31. The Act does not define the phrase fully paid up union members. The Act has used the phrase in several instances. Section 42 (5) (a) reads as follows;



"The employer shall recognize a trade union or staff association that has been issued with a certificate under Section 27 if-


(a) fifty percent of the employees in respect of which the trade union or staff association seeks recognition are fully paid up members of the organization.



(Emphasis added)



32. According to Section 42 (5) (a) and 42 (13) of the Act it is
necessary for a union that is seeking recognition to prove to
the employer that the union recruits are fully paid up union
members. In the absence of the requisite proof, the employer
is entitled to refuse to recognise the union.


33. After recognition is granted, the union is expected to continue recruiting new members in order to maintain the fifty percent (50%) minimum membership at the employer's undertaking. A union recruit must have the requisite qualification of being fully paid up union member in order to be considered by the employer.



34. Section 42 (6) reads as follows:



"for purposes of determining whether a trade union or staff association represents fifty percent of the employees in respect of which it seeks recognition, a stop-order form duly signed by the employee shall be sufficient proof that the employee is a full member of the union, and in the case of any disagreement a head count shall be conducted".



(Emphasis added)



35. Section 42 (6) of the Act talks of a full member of the union. Sections 42 (5) (a) and 42 (13) talk of a fully paid up union
member.
From a reading of the whole section 42 it is a determination of the Court that the legislature uses these two (2) phrases interchangeably. The Court will likewise treat these phrases in the same manner. Where the phrase full member appears as in section 42 (6) the Court will read that phrase to mean fully paid up union member.

36. From the argument advanced by both counsel before Court it became clear that no payment is made or expected when an employee is recruited to join a trade union. So the phrase fully paid up union member is misleading. The phrase full member is more appropriate. The legislature is requested to amend section 42 so that there is uniformity in the phrase used to describe employees who have recently joined a trade union.

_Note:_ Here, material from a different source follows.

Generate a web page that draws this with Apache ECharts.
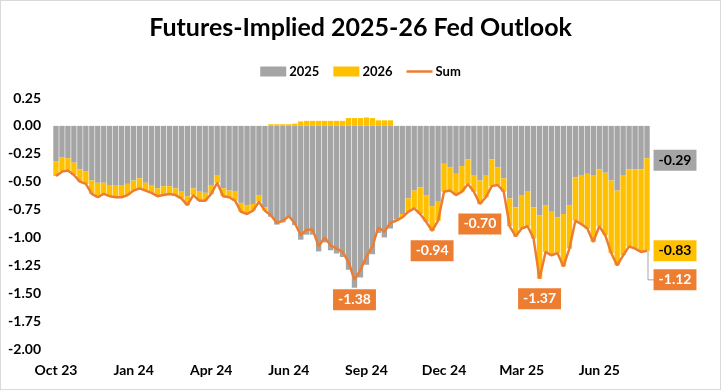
<!DOCTYPE html>
<html>
<head>
<meta charset="utf-8">
<script src="https://cdn.jsdelivr.net/npm/echarts@6/dist/echarts.min.js"></script>
<style>
html,body{margin:0;padding:0;background:#fff;}
#c{width:721px;height:390px;box-sizing:border-box;border:1px solid #d9d9d9;}
</style>
</head>
<body>
<div id="c"></div>
<script>
// Weekly observations, Oct 2023 - Aug 2025 (values in percentage points)
var tickLabels = ["Oct 23","Jan 24","Apr 24","Jun 24","Sep 24","Dec 24","Mar 25","Jun 25"];
var y2025 = [-0.32,-0.28,-0.29,-0.33,-0.39,-0.41,-0.49,-0.51,-0.51,-0.53,
  -0.53,-0.53,-0.52,-0.49,-0.47,-0.51,-0.53,-0.56,-0.54,-0.54,
  -0.56,-0.59,-0.63,-0.56,-0.59,-0.60,-0.53,-0.44,-0.56,-0.58,
  -0.59,-0.69,-0.71,-0.70,-0.62,-0.73,-0.815,-0.885,-0.865,-0.825,
  -0.89,-1.02,-0.975,-0.975,-1.125,-1.045,-1.115,-1.145,-1.175,-1.29,
  -1.45,-1.36,-1.245,-1.15,-0.96,-1.00,-0.92,-0.84,-0.79,-0.65,
  -0.58,-0.55,-0.62,-0.72,-0.68,-0.34,-0.37,-0.43,-0.36,-0.30,
  -0.44,-0.49,-0.44,-0.30,-0.37,-0.47,-0.65,-0.73,-0.62,-0.59,
  -0.73,-0.80,-0.71,-0.77,-0.82,-0.79,-0.71,-0.46,-0.44,-0.43,
  -0.44,-0.39,-0.42,-0.49,-0.58,-0.44,-0.39,-0.39,-0.39,-0.29];
var y2026 = [-0.13,-0.13,-0.11,-0.11,-0.11,-0.11,-0.12,-0.13,-0.10,-0.10,
  -0.11,-0.11,-0.10,-0.09,-0.09,-0.07,-0.07,-0.07,-0.08,-0.07,
  -0.06,-0.06,-0.08,-0.06,-0.08,-0.07,-0.08,-0.07,-0.07,-0.06,
  -0.08,-0.08,-0.08,-0.06,-0.06,-0.03,0.015,0.015,0.015,0.015,
  0.02,0.04,0.045,0.045,0.045,0.045,0.045,0.045,0.045,0.07,
  0.07,0.07,0.075,0.07,0.05,0.05,0.05,-0.01,-0.03,-0.12,
  -0.16,-0.24,-0.24,-0.22,-0.17,-0.25,-0.21,-0.19,-0.23,-0.22,
  -0.15,-0.21,-0.20,-0.24,-0.16,-0.12,-0.25,-0.26,-0.30,-0.31,
  -0.28,-0.57,-0.42,-0.39,-0.32,-0.47,-0.39,-0.39,-0.44,-0.49,
  -0.60,-0.51,-0.56,-0.65,-0.67,-0.72,-0.69,-0.71,-0.74,-0.83];
var sumLine = [-0.45,-0.41,-0.40,-0.44,-0.50,-0.52,-0.61,-0.64,-0.61,-0.63,
  -0.64,-0.64,-0.62,-0.58,-0.56,-0.58,-0.60,-0.63,-0.62,-0.61,
  -0.62,-0.65,-0.71,-0.62,-0.67,-0.67,-0.61,-0.51,-0.63,-0.64,
  -0.67,-0.77,-0.79,-0.76,-0.68,-0.76,-0.80,-0.87,-0.85,-0.81,
  -0.87,-0.98,-0.93,-0.93,-1.08,-1.00,-1.07,-1.10,-1.13,-1.22,
  -1.38,-1.29,-1.17,-1.08,-0.91,-0.95,-0.87,-0.85,-0.82,-0.77,
  -0.74,-0.79,-0.86,-0.94,-0.85,-0.59,-0.58,-0.62,-0.59,-0.52,
  -0.59,-0.70,-0.64,-0.54,-0.53,-0.59,-0.90,-0.99,-0.92,-0.90,
  -1.01,-1.37,-1.13,-1.16,-1.14,-1.26,-1.10,-0.85,-0.88,-0.92,
  -1.04,-0.90,-0.98,-1.14,-1.25,-1.16,-1.08,-1.10,-1.13,-1.12];
var calloutIdx = [50, 63, 71, 81];

var categories = [];
var start = new Date(Date.UTC(2023, 9, 2));
for (var i = 0; i < sumLine.length; i++) {
  var d = new Date(start.getTime() + i * 7 * 86400000);
  categories.push(d.toISOString().slice(0, 10));
}
var last = sumLine.length - 1;

var FONT = 'Lato';
var C_GRAY = '#A5A5A5', C_GOLD = '#FFC000', C_ORANGE = '#ED7D31';

var chart = echarts.init(document.getElementById('c'));
var boxLabel = function (bg, fg, off) {
  return {show: true, position: 'inside', offset: off, formatter: function (p) { return Number(p.value).toFixed(2); },
    backgroundColor: bg, color: fg, fontFamily: FONT, fontWeight: 'bold', fontSize: 14,
    padding: [4, 5, 3, 5]};
};
chart.setOption({
  animation: false,
  textStyle: {fontFamily: FONT},
  title: {text: 'Futures-Implied 2025-26 Fed Outlook', left: 'center', top: 9,
    textStyle: {fontFamily: FONT, fontWeight: 'bold', fontSize: 25, color: '#000'}},
  legend: {top: 59, left: 'center', itemWidth: 26, itemHeight: 10, itemGap: 14,
    data: [{name: '2025', icon: 'rect'}, {name: '2026', icon: 'rect'},
      {name: 'Sum', icon: 'path://M0,0L0.01,0M26,10L26.01,10M0,3.8L26,3.8L26,6.2L0,6.2Z'}],
    textStyle: {fontFamily: FONT, fontWeight: 'bold', fontSize: 13, color: '#000', padding: [0,0,0,-2]}},
  grid: {left: 52, right: 70, top: 97, bottom: 40, containLabel: false},
  xAxis: {type: 'category', data: categories, boundaryGap: true,
    axisLine: {show: false}, axisTick: {show: false},
    axisLabel: {interval: 12, margin: 14, color: '#000', fontFamily: FONT, fontWeight: 'bold', fontSize: 14,
      formatter: function (v, idx) { return tickLabels[Math.round(idx / 13)] || ''; }}},
  yAxis: {type: 'value', min: -2, max: 0.25, interval: 0.25,
    axisLine: {show: false}, axisTick: {show: false}, splitLine: {show: false},
    axisLabel: {margin: 12, color: '#000', fontFamily: FONT, fontWeight: 'bold', fontSize: 14,
      formatter: function (v) { return v.toFixed(2); }}},
  series: [
    {name: '2025', type: 'bar', stack: 'fed', data: y2025, barWidth: '90%',
      itemStyle: {color: C_GRAY},
      markPoint: {symbol: 'rect', symbolSize: 0, silent: true,
        data: [{coord: [last, y2025[last]], value: y2025[last]}],
        label: boxLabel(C_GRAY, '#000', [28, 2])}},
    {name: '2026', type: 'bar', stack: 'fed', data: y2026, barWidth: '90%',
      itemStyle: {color: C_GOLD},
      markPoint: {symbol: 'rect', symbolSize: 0, silent: true,
        data: [{coord: [last, sumLine[last]], value: y2026[last]}],
        label: boxLabel(C_GOLD, '#000', [28, 0])}},
    {name: 'Sum', type: 'line', data: sumLine, symbol: 'none', z: 5,
      lineStyle: {color: C_ORANGE, width: 2.5}, itemStyle: {color: C_ORANGE},
      markPoint: {symbol: 'rect', symbolSize: 0, silent: true,
        data: calloutIdx.map(function (k) { return {coord: [k, sumLine[k]], value: sumLine[k]}; })
          .concat([{coord: [last, sumLine[last]], value: sumLine[last], label: {offset: [28, 29]}}]),
        label: boxLabel(C_ORANGE, '#fff', [0, 20])}}
  ]
});
// leader line for the end "Sum" callout
var p = chart.convertToPixel({seriesIndex: 2}, [last, sumLine[last]]);
chart.setOption({graphic: [{type: 'polyline', silent: true, z: 1,
  shape: {points: [[p[0] + 1, p[1]], [p[0] + 1, p[1] + 29], [p[0] + 7, p[1] + 29]]},
  style: {stroke: '#A5A5A5', lineWidth: 1, fill: null}}]});
</script>
</body>
</html>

37. According to section 42 (6) of the Act an employee who has signed a stop-order form shall be considered a fully paid up union member. In January 2010 the Respondent introduced to the Applicant twenty one (21) signed stop-order forms purportedly signed by union recruits. It is not in dispute that the stop-order forms were duly signed by the union recruits who are employees of the Applicant. Applying the provision of section 42 (6) the Court finds that the twenty one (21) union recruits who signed the stop order forms are fully paid up union members.


38. According to the Applicant when annexure NC2 was issued (20th February 2008) the Respondent had 12 (twelve) members. The Respondent introduced 21 (twenty one) new members in January 2010 in terms of annexure SMW 1. According to the Applicant certain 2 (two) new union members left the Applicant's undertaking namely Sabelo Hlatjwayo and Nomathemba Sihlongonyane. That means that the number of the new members was reduced to 19 (nineteen). The total number of union members as at January 2010 is therefore 31 (thirty one) i.e (12 + 19 members).

39. The Applicant had a total of 45 (forty five) employees in the bargaining unit in January 2010. The union therefore had 68% (sixty eight percent) representation at the Applicant's undertaking at the material time. The Respondent (union) has a convincing majority to continue enjoying recognition. The application fails on the merits.

40. Under normal circumstances costs follow the event. The Respondent has succeeded on the merits. The Applicant was also successful in resisting the points in limine. It is fair that each party pays its own costs.


41. Wherefore the Court makes the following order;

(a) The application is dismissed.

(b)Each party pays its own costs. The members agree.